I'm pretty sure that the UK energy policy is based on faith, hope and charity and very little real action. However, in some senses you can argue that a government with a total lack of engineering knowledge should just keep their nose out. Certainly Thatcher's dreams of a nuclear future were confounded by the reality of commissioning and decommissioning costs and it was largely good luck that natural gas came along at the right time. The gas plants though were not only better than coal and nuclear - simpler, more efficient, cheaper - they were pulled from industry rather than pushed by government. That's an important thing to note as it sort of vindicates the "free-market knows best" idea which has been knocked quite a bit. However the real problem with the free market is that it's too free for the criminals and they then gradually take control and ensure that it becomes less free for everyone else. That's where the regulation is needed. If the regulators are criminals too then there's no hope.
I'm convinced that the UK just doesn't have the money for the nuclear expansion they propose - they are massively in debt. Whatever the government says now they'll have to face that reality sooner or later. Sooner I hope.

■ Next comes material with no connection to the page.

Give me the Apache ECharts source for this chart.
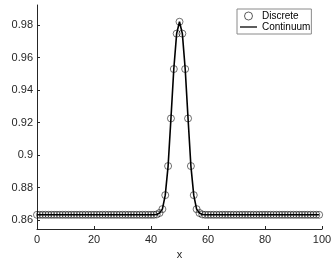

So what is the real energy direction going to be? Well I'm increasingly finding that it's a lot easier recycling someone else's words when they agree with you. I thought I was such a contrarian that couldn't happen but apparently I'm not so alone. So I dug this out of the comments section of the oil drum. Again I assume it's public domain. I could have reworded it but that would have been pointless and dishonest. It's by the OMGbyWTF anonymous bot:
"The recession is keeping the lights on at the moment. There are a couple of unusual things happening in the UK electricity market at the moment.
The low price of natural gas and large number of CCGT's seem to to be undercutting the price of coal generated electricity, also there are net electricity exports to France as they seem to have a lot of nukes out of service for various reasons.
The UK has wasted its North Sea reserves making cheap electricity with no long term investment in alternatives or storage. LNG import capacity has been built fairly quickly and it I don't see the 'gas glut' lasting for very long. I think the UK needs to get its act sorted on several key areas.
Build more natural gas storage facilities.
Improve thermal efficiency in buildings: insulation and move towards heat pumps starting with those on electric and oil fired heating. External insulation and solar water heating should also be considered.
Adopt the Danish model of multifuel CHP systems burning coal, rubbish, biomass and gas whilst providing district heating. Distributed generation running of gassified waste / coal / natural gas / biogas should provide good security and flexibility. Dump the CO2 and waste heat into greenhouses.
Accelerate construction of replacement nuclear reactors and grid upgrades to add more interconnectors with Europe and accomodate more wind power.
Expand and electrify existing railway services.
Look at potential for coal bed methane / gasification of the coal reserves under the North Sea, from a CO2 perspective this may not seem a good idea by this time there should be plenty of empty oil / gas fields to pump the CO2 into.
Build the Severn Barrage, and uprate and expand if possible existing pumped storage sites.
Roll out electric vehicles as they become available."
The only things I don't agree about are a) the nuclear expansion - on mainly cost grounds, and b) worrying about warming from CO2, which in my view is a very overblown hypothesis, though I accept it's politically correct. Using the CO2 for greenhouses or scavenging is however eminently sensible. However all this is cost but no sign of where the money might come from. Stopping the pointless wars would help. Perhaps a Tobin tax? Or just getting entrepreneurs to fund it rather than government. I'm not too happy about that because energy companies are natural monopolies - they really need strict overseers.